Fourth Amendment Searches of Facebook Accounts

August 26, 2017

   This month the United States Court of Appeals for the 11th Circuit issued a decision which addressed how warrants to search social media accounts may violate the provisions the Fourth Amendment covering government searches and seizures.    The defendants in the case were accused of  operating a prostitution business.   The government issued a warrant that required Microsoft to search the defendants email accounts and turn over any emails which concerned the exchange of sexual services for money.   In United States v. Blake, No. 15-13395 (11th Cir. Aug. 21, 2017), the Court decided that this warrant met the 'particularity' requirement of the Fourth Amendment.   

 

   The Court raised the possibility that a second warrant issued to Facebook may have violated the Fourth Amendment.  It required that Facebook provide the government with all of the data from the defendant's social media account.   It faulted the warrant for not specifying that searches be limited to direct messages relevant to the charges brought against the defendants:

 

  "With respect to private instant messages, for example, the warrants could have limited the request to messages sent to or from persons suspected at that time of being prostitutes or customers.  And the warrants should have requested data only from the period of time during which Moore was suspected of taking part in the prostitution conspiracy."

 

   Id. at 20-21.   In a footnote the court did criticize the Microsoft warrant for not specifying a particular date range, but said that:

 

". . . the warrant was appropriately limited in scope because it sought only discrete categories of emails that were connected to the alleged crimes.
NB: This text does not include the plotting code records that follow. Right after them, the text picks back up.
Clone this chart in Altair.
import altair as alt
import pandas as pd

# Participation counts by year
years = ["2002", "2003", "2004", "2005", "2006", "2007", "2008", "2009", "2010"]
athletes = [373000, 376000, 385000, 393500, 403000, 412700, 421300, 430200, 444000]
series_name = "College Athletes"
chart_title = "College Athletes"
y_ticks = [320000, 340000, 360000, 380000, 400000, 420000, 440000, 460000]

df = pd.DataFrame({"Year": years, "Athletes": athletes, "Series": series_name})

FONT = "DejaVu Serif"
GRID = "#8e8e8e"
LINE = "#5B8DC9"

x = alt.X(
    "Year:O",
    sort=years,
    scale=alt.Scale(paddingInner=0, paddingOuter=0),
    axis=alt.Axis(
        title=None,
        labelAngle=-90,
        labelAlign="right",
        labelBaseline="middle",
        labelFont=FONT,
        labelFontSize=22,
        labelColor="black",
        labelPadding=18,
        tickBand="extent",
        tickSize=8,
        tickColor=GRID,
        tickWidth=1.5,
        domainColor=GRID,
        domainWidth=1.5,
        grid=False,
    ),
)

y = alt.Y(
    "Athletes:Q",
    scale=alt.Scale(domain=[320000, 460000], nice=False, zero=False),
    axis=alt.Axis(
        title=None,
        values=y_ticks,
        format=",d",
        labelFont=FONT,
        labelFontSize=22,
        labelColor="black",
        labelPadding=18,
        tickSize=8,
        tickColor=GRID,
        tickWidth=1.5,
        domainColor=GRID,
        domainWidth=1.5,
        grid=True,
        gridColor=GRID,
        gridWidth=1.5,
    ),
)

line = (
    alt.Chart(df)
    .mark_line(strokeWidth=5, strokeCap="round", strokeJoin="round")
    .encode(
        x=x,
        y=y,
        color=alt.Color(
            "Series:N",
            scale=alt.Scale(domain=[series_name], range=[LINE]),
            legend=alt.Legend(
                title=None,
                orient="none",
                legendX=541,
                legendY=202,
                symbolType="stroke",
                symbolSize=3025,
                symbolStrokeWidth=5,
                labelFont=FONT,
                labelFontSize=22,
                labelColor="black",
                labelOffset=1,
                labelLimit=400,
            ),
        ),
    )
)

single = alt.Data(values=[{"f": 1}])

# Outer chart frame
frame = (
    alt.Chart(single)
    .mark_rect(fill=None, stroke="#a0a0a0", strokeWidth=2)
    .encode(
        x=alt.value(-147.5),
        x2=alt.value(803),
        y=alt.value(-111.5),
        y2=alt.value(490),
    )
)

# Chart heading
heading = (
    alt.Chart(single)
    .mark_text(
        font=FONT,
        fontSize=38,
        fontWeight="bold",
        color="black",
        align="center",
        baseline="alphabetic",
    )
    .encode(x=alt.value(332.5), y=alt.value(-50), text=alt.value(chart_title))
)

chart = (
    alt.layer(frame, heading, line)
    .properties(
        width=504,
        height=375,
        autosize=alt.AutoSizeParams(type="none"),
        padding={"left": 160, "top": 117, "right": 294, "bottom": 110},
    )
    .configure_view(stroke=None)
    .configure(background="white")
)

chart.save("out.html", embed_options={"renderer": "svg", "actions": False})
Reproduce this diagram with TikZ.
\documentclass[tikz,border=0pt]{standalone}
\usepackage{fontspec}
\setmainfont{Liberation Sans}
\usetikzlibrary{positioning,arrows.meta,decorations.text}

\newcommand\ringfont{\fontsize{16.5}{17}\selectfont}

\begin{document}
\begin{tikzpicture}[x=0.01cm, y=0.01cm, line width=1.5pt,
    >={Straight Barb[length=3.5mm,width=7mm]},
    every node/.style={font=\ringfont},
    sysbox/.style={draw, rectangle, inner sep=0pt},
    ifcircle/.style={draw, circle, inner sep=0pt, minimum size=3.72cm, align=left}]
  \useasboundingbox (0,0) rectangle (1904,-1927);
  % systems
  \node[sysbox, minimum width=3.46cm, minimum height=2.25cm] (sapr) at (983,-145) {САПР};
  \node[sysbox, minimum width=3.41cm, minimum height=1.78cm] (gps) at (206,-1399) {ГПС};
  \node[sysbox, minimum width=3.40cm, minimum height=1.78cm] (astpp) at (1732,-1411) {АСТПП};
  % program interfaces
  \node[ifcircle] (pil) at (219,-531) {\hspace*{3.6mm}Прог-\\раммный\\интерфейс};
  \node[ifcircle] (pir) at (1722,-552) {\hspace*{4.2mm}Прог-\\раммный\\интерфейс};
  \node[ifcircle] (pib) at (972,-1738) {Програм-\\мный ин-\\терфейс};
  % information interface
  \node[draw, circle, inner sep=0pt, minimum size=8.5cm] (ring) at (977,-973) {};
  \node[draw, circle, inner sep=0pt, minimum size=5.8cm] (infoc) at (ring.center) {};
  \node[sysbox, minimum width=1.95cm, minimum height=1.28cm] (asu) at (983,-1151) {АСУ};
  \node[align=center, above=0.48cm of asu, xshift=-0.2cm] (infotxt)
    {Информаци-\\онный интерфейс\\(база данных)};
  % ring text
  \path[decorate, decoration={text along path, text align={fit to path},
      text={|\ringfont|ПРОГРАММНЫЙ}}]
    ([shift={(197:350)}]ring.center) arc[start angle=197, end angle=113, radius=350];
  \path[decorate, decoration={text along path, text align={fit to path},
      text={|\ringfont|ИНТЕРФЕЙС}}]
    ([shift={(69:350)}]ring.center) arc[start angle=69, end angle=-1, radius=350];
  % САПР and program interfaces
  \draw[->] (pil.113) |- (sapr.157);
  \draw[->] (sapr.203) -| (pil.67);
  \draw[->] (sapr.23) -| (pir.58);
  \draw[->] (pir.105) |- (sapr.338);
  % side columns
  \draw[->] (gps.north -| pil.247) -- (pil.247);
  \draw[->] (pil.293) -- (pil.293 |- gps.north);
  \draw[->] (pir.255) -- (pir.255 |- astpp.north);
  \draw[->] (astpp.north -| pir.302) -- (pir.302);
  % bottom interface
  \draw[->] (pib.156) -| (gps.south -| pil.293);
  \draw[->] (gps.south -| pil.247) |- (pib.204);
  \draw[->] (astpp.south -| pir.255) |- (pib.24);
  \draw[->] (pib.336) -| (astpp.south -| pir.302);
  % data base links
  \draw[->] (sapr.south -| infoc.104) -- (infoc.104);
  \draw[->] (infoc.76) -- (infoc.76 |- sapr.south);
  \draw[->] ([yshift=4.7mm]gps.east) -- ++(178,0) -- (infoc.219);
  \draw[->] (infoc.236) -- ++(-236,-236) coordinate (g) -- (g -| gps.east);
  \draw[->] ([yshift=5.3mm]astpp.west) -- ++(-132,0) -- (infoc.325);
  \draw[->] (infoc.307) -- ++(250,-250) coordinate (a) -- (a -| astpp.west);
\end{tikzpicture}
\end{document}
As a result, the lack of a time limitation did not render the warrant unconstitutional."

 

   Id. at 20 n. 7.   Despite its criticism of the Facebook warrant, the court did not specifically rule that it had violated the Fourth Amendment because any evidence obtained under it would have been covered by the good faith exception to the exclusionary rule that allows the police (or in this case FBI agents) to rely on a facially valid warrant.